跳至主要内容

Ch14 建立 Container Insights 環境

步驟

  1. 透過官方 Container Insights on Amazon EKS and Kubernetes 文件 1 所提供的 Quick Start template 部署 CloudWatch agent 及 Fluentd。

    $ curl https://raw.githubusercontent.com/aws-samples/amazon-cloudwatch-container-insights/latest/k8s-deployment-manifest-templates/deployment-mode/daemonset/container-insights-monitoring/quickstart/cwagent-fluentd-quickstart.yaml | sed "s/{{cluster_name}}/ironman/;s/{{region_name}}/eu-west-1/" | kubectl apply -f -
    % Total % Received % Xferd Average Speed Time Time Time Current
    Dload Upload Total Spent Left Speed
    100 16515 100 16515 0 0 60210 0 --:--:-- --:--:-- --:--:-- 60054
    namespace/amazon-cloudwatch created
    serviceaccount/cloudwatch-agent created
    clusterrole.rbac.authorization.k8s.io/cloudwatch-agent-role created
    clusterrolebinding.rbac.authorization.k8s.io/cloudwatch-agent-role-binding created
    configmap/cwagentconfig created
    daemonset.apps/cloudwatch-agent created
    configmap/cluster-info created
    serviceaccount/fluentd created
    clusterrole.rbac.authorization.k8s.io/fluentd-role created
    clusterrolebinding.rbac.authorization.k8s.io/fluentd-role-binding created
    configmap/fluentd-config created
    daemonset.apps/fluentd-cloudwatch created

其原始碼 template 也可於 GitHub - CloudWatch Agent for Container Insights Kubernetes Monitoring 2 查看。

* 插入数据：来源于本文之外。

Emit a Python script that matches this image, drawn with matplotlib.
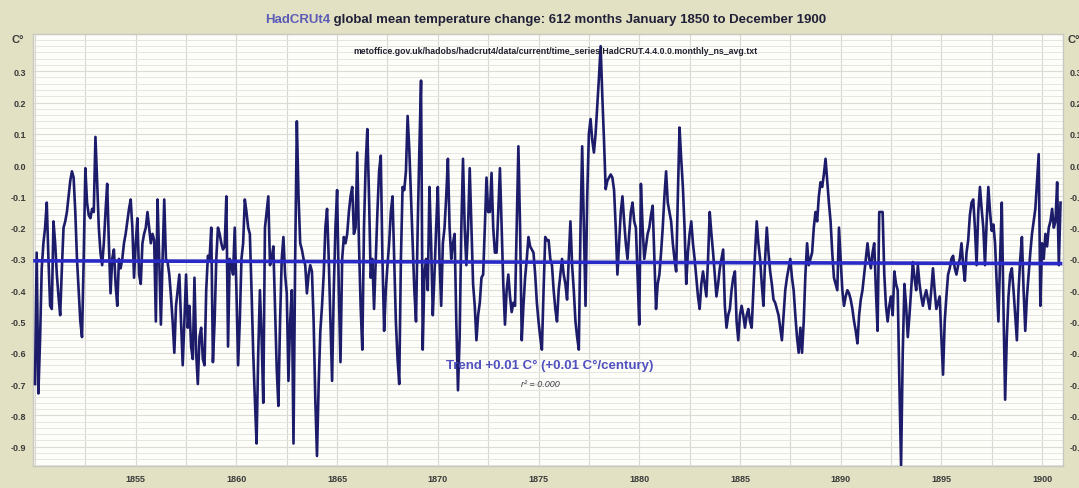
import numpy as np
import matplotlib
matplotlib.use("Agg")
import matplotlib.pyplot as plt
from matplotlib.ticker import FixedLocator, MultipleLocator, FuncFormatter

plt.rcParams['axes.unicode_minus'] = False
plt.rcParams['font.family'] = ['Liberation Sans', 'DejaVu Sans']

start_year = 1850

anom_1850s = [
    -0.70, -0.28, -0.73, -0.56, -0.33, -0.25, -0.20, -0.12, -0.30, -0.45, -0.46, -0.18,
    -0.25, -0.35, -0.42, -0.48, -0.33, -0.20, -0.18, -0.15, -0.10, -0.05, -0.02, -0.04,
    -0.15, -0.30, -0.40, -0.50, -0.55, -0.30, -0.01, -0.12, -0.16, -0.17, -0.14, -0.15,
    0.09, -0.05, -0.20, -0.28, -0.32, -0.25, -0.15, -0.06, -0.25, -0.41, -0.30, -0.27,
    -0.38, -0.45, -0.30, -0.33, -0.30, -0.25, -0.22, -0.18, -0.14, -0.11, -0.20, -0.36,
    -0.25, -0.17, -0.35, -0.38, -0.25, -0.22, -0.20, -0.15, -0.20, -0.25, -0.22, -0.24,
    -0.50, -0.11, -0.30, -0.51, -0.30, -0.11, -0.30, -0.31, -0.35, -0.42, -0.50, -0.60,
    -0.45, -0.40, -0.35, -0.50, -0.64, -0.50, -0.35, -0.52, -0.45, -0.58, -0.62, -0.36,
    -0.60, -0.70, -0.55, -0.52, -0.62, -0.64, -0.40, -0.29, -0.30, -0.20, -0.63, -0.50,
    -0.30, -0.20, -0.22, -0.25, -0.27, -0.26, -0.10, -0.58, -0.30, -0.32, -0.35, -0.20,
]
anom_1860s = [
    -0.40, -0.64, -0.50, -0.30, -0.25, -0.11, -0.15, -0.20, -0.22, -0.40, -0.60, -0.75,
    -0.89, -0.60, -0.40, -0.55, -0.76, -0.20, -0.15, -0.10, -0.32, -0.30, -0.26, -0.45,
    -0.65, -0.77, -0.50, -0.30, -0.23, -0.35, -0.41, -0.69, -0.50, -0.40, -0.89, -0.30,
    0.14, -0.10, -0.25, -0.27, -0.30, -0.32, -0.41, -0.35, -0.32, -0.34, -0.50, -0.75,
    -0.93, -0.70, -0.53, -0.45, -0.35, -0.20, -0.14, -0.30, -0.50, -0.69, -0.40, -0.20,
    -0.08, -0.40, -0.63, -0.30, -0.23, -0.25, -0.22, -0.15, -0.10, -0.07, -0.22, -0.20,
    0.04, -0.25, -0.45, -0.59, -0.20, 0.00, 0.115, -0.10, -0.36, -0.30, -0.46, -0.30,
    -0.15, -0.02, 0.03, -0.30, -0.53, -0.40, -0.32, -0.25, -0.15, -0.10, -0.30, -0.50,
    -0.62, -0.70, -0.30, -0.07, -0.08, -0.02, 0.157, 0.05, -0.10, -0.25, -0.40, -0.50,
    -0.20, 0.05, 0.27, -0.59, -0.35, -0.30, -0.40, -0.07, -0.25, -0.48, -0.35, -0.20,
]
anom_1870s = [
    -0.07, -0.30, -0.45, -0.25, -0.20, -0.10, 0.02, -0.20, -0.30, -0.25, -0.22, -0.50,
    -0.72, -0.55, -0.20, 0.02, -0.20, -0.32, -0.20, -0.01, -0.20, -0.38, -0.45, -0.56,
    -0.48, -0.44, -0.36, -0.35, -0.20, -0.04, -0.15, -0.15, -0.025, -0.20, -0.28, -0.28,
    -0.15, -0.01, -0.20, -0.38, -0.51, -0.40, -0.35, -0.42, -0.47, -0.44, -0.45, -0.20,
    0.06, -0.20, -0.56, -0.45, -0.36, -0.30, -0.23, -0.26, -0.27, -0.28, -0.35, -0.44,
    -0.50, -0.55, -0.59, -0.40, -0.23, -0.24, -0.24, -0.30, -0.32, -0.40, -0.46, -0.50,
    -0.40, -0.35, -0.30, -0.35, -0.38, -0.43, -0.30, -0.18, -0.32, -0.40, -0.50, -0.55,
    -0.59, -0.20, 0.06, -0.20, -0.45, -0.10, 0.10, 0.147, 0.08, 0.04, 0.10, 0.19,
    0.28, 0.38, 0.22, 0.08, -0.077, -0.05, -0.04, -0.03, -0.04, -0.08, -0.20, -0.35,
    -0.25, -0.15, -0.10, -0.18, -0.25, -0.30, -0.22, -0.15, -0.12, -0.18, -0.20, -0.35,
]
anom_1880s = [
    -0.51, -0.06, -0.20, -0.30, -0.26, -0.22, -0.20, -0.16, -0.13, -0.30, -0.46, -0.38,
    -0.35, -0.28, -0.20, -0.10, -0.02, -0.12, -0.15, -0.18, -0.25, -0.30, -0.34, -0.10,
    0.12, 0.02, -0.07, -0.20, -0.38, -0.28, -0.22, -0.18, -0.25, -0.30, -0.36, -0.42,
    -0.46, -0.38, -0.34, -0.38, -0.42, -0.30, -0.15, -0.22, -0.28, -0.35, -0.42, -0.38,
    -0.33, -0.30, -0.27, -0.45, -0.52, -0.48, -0.46, -0.40, -0.36, -0.34, -0.50, -0.56,
    -0.48, -0.45, -0.48, -0.52, -0.48, -0.46, -0.50, -0.52, -0.40, -0.28, -0.18, -0.25,
    -0.30, -0.38, -0.45, -0.30, -0.20, -0.28, -0.34, -0.38, -0.43, -0.44, -0.46, -0.48,
    -0.52, -0.56, -0.48, -0.40, -0.36, -0.33, -0.30, -0.36, -0.40, -0.48, -0.55, -0.60,
    -0.52, -0.60, -0.50, -0.35, -0.25, -0.32, -0.30, -0.28, -0.20, -0.15, -0.18, -0.10,
    -0.055, -0.07, -0.03, 0.02, -0.05, -0.12, -0.18, -0.28, -0.36, -0.38, -0.40, -0.20,
]
anom_1890s = [
    -0.30, -0.40, -0.45, -0.42, -0.40, -0.41, -0.43, -0.46, -0.50, -0.53, -0.57, -0.48,
    -0.43, -0.40, -0.35, -0.30, -0.25, -0.30, -0.33, -0.28, -0.25, -0.40, -0.53, -0.15,
    -0.15, -0.15, -0.35, -0.45, -0.50, -0.45, -0.42, -0.48, -0.34, -0.38, -0.40, -0.70,
    -0.96, -0.60, -0.38, -0.45, -0.55, -0.48, -0.40, -0.31, -0.36, -0.40, -0.32, -0.38,
    -0.42, -0.45, -0.42, -0.40, -0.43, -0.46, -0.40, -0.33, -0.40, -0.46, -0.44, -0.42,
    -0.55, -0.67, -0.50, -0.42, -0.35, -0.33, -0.30, -0.29, -0.33, -0.35, -0.32, -0.30,
    -0.25, -0.32, -0.37, -0.28, -0.24, -0.16, -0.12, -0.11, -0.20, -0.32, -0.15, -0.07,
    -0.14, -0.20, -0.32, -0.18, -0.07, -0.15, -0.21, -0.19, -0.25, -0.38, -0.50, -0.30,
    -0.12, -0.45, -0.75, -0.55, -0.42, -0.35, -0.33, -0.40, -0.48, -0.56, -0.40, -0.30,
    -0.23, -0.40, -0.53, -0.42, -0.35, -0.28, -0.22, -0.18, -0.14, -0.05, 0.035, -0.45,
]
anom_1900 = [
    -0.25, -0.30, -0.22, -0.26, -0.20, -0.18, -0.14, -0.20, -0.18, -0.055, -0.32, -0.12,
]

x_tick_years = [1855, 1860, 1865, 1870, 1875, 1880, 1885, 1890, 1895, 1900]
y_tick_values = [0.3, 0.2, 0.1, 0.0, -0.1, -0.2, -0.3, -0.4, -0.5, -0.6, -0.7, -0.8, -0.9]

title_lead = "HadCRUt4"
title_rest = " global mean temperature change: 612 months January 1850 to December 1900"
source_text = "metoffice.gov.uk/hadobs/hadcrut4/data/current/time_series/HadCRUT.4.4.0.0.monthly_ns_avg.txt"
trend_text = "Trend +0.01 C\u00b0 (+0.01 C\u00b0/century)"
r2_text = "r\u00b2 = 0.000"

values = np.array(anom_1850s + anom_1860s + anom_1870s + anom_1880s + anom_1890s + anom_1900)
t = start_year + np.arange(len(values)) / 12.0

W, H = 1079, 489
fig = plt.figure(figsize=(W / 100, H / 100), dpi=100, facecolor='#e2e1c3')
left, right, top, bottom = 33, 1063, 35, 467
ax = fig.add_axes([left / W, 1 - bottom / H, (right - left) / W, (bottom - top) / H])
ax.set_facecolor('#fdfdf9')

ax.set_xlim(1849.9, 1901.04)
ax.set_ylim(-0.962, 0.419)

# grid
ax.yaxis.set_major_locator(FixedLocator(y_tick_values))
ax.yaxis.set_minor_locator(MultipleLocator(0.02))
ax.xaxis.set_major_locator(FixedLocator(x_tick_years))
ax.xaxis.set_minor_locator(MultipleLocator(2.5))
ax.grid(which='minor', axis='y', color='#e6e6e0', lw=0.7)
ax.grid(which='major', axis='y', color='#dcdcd4', lw=0.8)
ax.grid(which='both', axis='x', color='#d8d8d0', lw=0.8)
ax.set_axisbelow(True)

ax.yaxis.set_major_formatter(FuncFormatter(lambda v, p: f"{v:.1f}"))
ax.tick_params(which='both', length=0)
ax.tick_params(axis='y', labelsize=6.5, labelcolor='#3a3a3a', pad=5,
               labelleft=True, labelright=True)
ax.tick_params(axis='x', labelsize=6.5, labelcolor='#3a3a3a', pad=6)
for lab in ax.get_xticklabels() + ax.get_yticklabels():
    lab.set_fontweight('bold')

for s in ax.spines.values():
    s.set_color('#c8c8c0')
    s.set_linewidth(1.0)

# data
ax.plot(t, values, color='#1c1c6a', lw=1.9, solid_joinstyle='round', zorder=3)

# trend
coef = np.polyfit(t, values, 1)
tx = np.array([t[0], t[-1]])
ax.plot(tx, np.polyval(coef, tx), color='#2a2ac8', lw=2.6, zorder=4)

# texts
t1 = fig.text(265 / W, 1 - 20 / H, title_lead, color='#5c5cb8', fontsize=9.5,
              fontweight='bold', ha='left', va='center')
fig.canvas.draw()
ax.annotate(title_rest, xy=(1, 0.5), xycoords=t1, va='center', ha='left',
            color='#202038', fontsize=9.5, fontweight='bold')
fig.text(555 / W, 1 - 52 / H, source_text, color='#202030', fontsize=6.3,
         fontweight='bold', ha='center', va='center')
fig.text(550 / W, 1 - 366 / H, trend_text, color='#5050c0', fontsize=9.5,
         fontweight='bold', ha='center', va='center', zorder=6)
fig.text(540 / W, 1 - 385 / H, r2_text, color='#404050', fontsize=6.5,
         style='italic', ha='center', va='center', zorder=6)
fig.text(12 / W, 1 - 40 / H, "C\u00b0", color='#3a3a3a', fontsize=8,
         fontweight='bold', ha='left', va='center')
fig.text(1068 / W, 1 - 40 / H, "C\u00b0", color='#3a3a3a', fontsize=8,
         fontweight='bold', ha='left', va='center')

fig.savefig('out.png', dpi=100, facecolor=fig.get_facecolor())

  1. 由於 CloudWatch agent 及 Fluentd 皆需要具有 CloudWatch Logs 或 Metrics IAM 權限,因此以下範例透過關聯 CloudWatchAgentAdminPolicy 方式設定 IRSA 3。透過 eksctl 命令建立 IAM role 給與 ServiceAccount fluentdcloudwatch-agent 使用。

    $ eksctl create iamserviceaccount \
    --cluster=ironman \
    --namespace=amazon-cloudwatch \
    --name=cloudwatch-agent \
    --attach-policy-arn=arn:aws:iam::aws:policy/CloudWatchAgentAdminPolicy \
    --override-existing-serviceaccounts \
    --region eu-west-1 \
    --approve
    2023-08-15 03:19:24 [ℹ] 1 existing iamserviceaccount(s) (kube-system/aws-node) will be excluded
    2023-08-15 03:19:24 [ℹ] 1 iamserviceaccount (amazon-cloudwatch/cloudwatch-agent) was included (based on the include/exclude rules)
    2023-08-15 03:19:24 [!] metadata of serviceaccounts that exist in Kubernetes will be updated, as --override-existing-serviceaccounts was set
    2023-08-15 03:19:24 [ℹ] 1 task: {
    2 sequential sub-tasks: {
    create IAM role for serviceaccount "amazon-cloudwatch/cloudwatch-agent",
    create serviceaccount "amazon-cloudwatch/cloudwatch-agent",
    } }2023-08-15 03:19:24 [ℹ] building iamserviceaccount stack "eksctl-ironman-addon-iamserviceaccount-amazon-cloudwatch-cloudwatch-agent"
    2023-08-15 03:19:25 [ℹ] deploying stack "eksctl-ironman-addon-iamserviceaccount-amazon-cloudwatch-cloudwatch-agent"
    2023-08-15 03:19:25 [ℹ] waiting for CloudFormation stack "eksctl-ironman-addon-iamserviceaccount-amazon-cloudwatch-cloudwatch-agent"
    2023-08-15 03:19:55 [ℹ] waiting for CloudFormation stack "eksctl-ironman-addon-iamserviceaccount-amazon-cloudwatch-cloudwatch-agent"
    2023-08-15 03:19:55 [ℹ] serviceaccount "amazon-cloudwatch/cloudwatch-agent" already exists
    2023-08-15 03:19:55 [ℹ] updated serviceaccount "amazon-cloudwatch/cloudwatch-agent"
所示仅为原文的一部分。